Decided: February 08, 2001

TOM, J.P., ANDRIAS, ELLERIN and RUBIN, JJ. James J. Duggan, for Plaintiffs-Respondents-Appellants. Jerold Oshinsky, for Defendant-Appellant-Respondent. Walter J. Andrews, for Defendant-Respondent-Appellant. Allan B. Taylor, James E. Carroll, Meryl R. Lieberman, Christopher P. Foley, Judith F. Goodman, John R. Sachs, Jr., Philip S. Kaufman, for Defendants-Respondents.

Orders, Supreme Court, New York County (Charles Ramos, J.), entered January 25, 2000, February 10, 200 and August 2, 2000, which, inter alia, declared that the various primary, umbrella and excess insurers are not obligated to defend or indemnify Metropolitan Life Insurance Co. (“MetLife”) in 18 underlying actions involving deceptive sales practices claims, and that Westchester Fire Insurance Co. and The North River Insurance Co. (collectively, “Westchester”) must defend MetLife in a nineteenth underlying action, titled Dong Li v.

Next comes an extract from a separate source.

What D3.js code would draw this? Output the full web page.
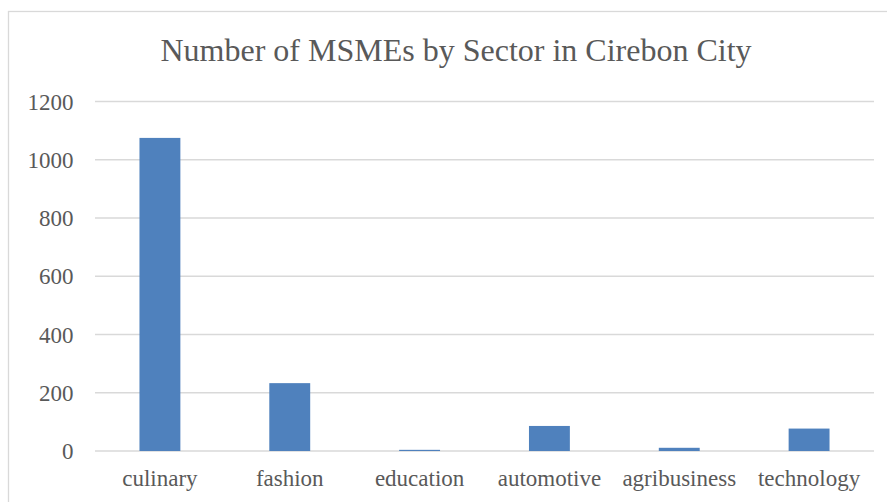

Metropolitan Life Insurance Co., that includes defamation claims as well as deceptive sales practices claims, unanimously affirmed, with one bill of costs payable by Metropolitan Life Insurance Co. to plaintiffs.

 The claims in the 18 underlying actions that MetLife trained its employees to defraud customers into buying certain life insurance policies do not qualify as an “occurrence” within the meaning of the various policies issued to MetLife, and are therefore not covered, notwithstanding that the underlying actions include a theory of negligent hiring and supervision (see, Mount Vernon Fire Ins. Co. v. Creative Hous., 88 N.Y.2d 347, 351-352, 645 N.Y.S.2d 433, 668 N.E.2d 404;  U.S. Underwriters Ins. v. Val-Blue Corp., 85 N.Y.2d 821, 823, 623 N.Y.S.2d 834, 647 N.E.2d 1342;  George A. Fuller Co. v. United States Fid. & Guar. Co., 200 A.D.2d 255, 259-260, 613 N.Y.S.2d 152, lv. denied 84 N.Y.2d 806, 621 N.Y.S.2d 515, 645 N.E.2d 1215).   In addition, the policies' exclusionary clauses for professional services and insurance-related services bars coverage of the deceptive sales claims, and therefore, under the above authorities, the negligent supervision claims arising therefrom.   However, the circumstances surrounding the sending of the allegedly defamatory letter in the nineteenth underlying action, Dong Li, cannot be determined from the record, and thus Westchester has not established that the defamation claim therein falls within one of its professional services exclusions.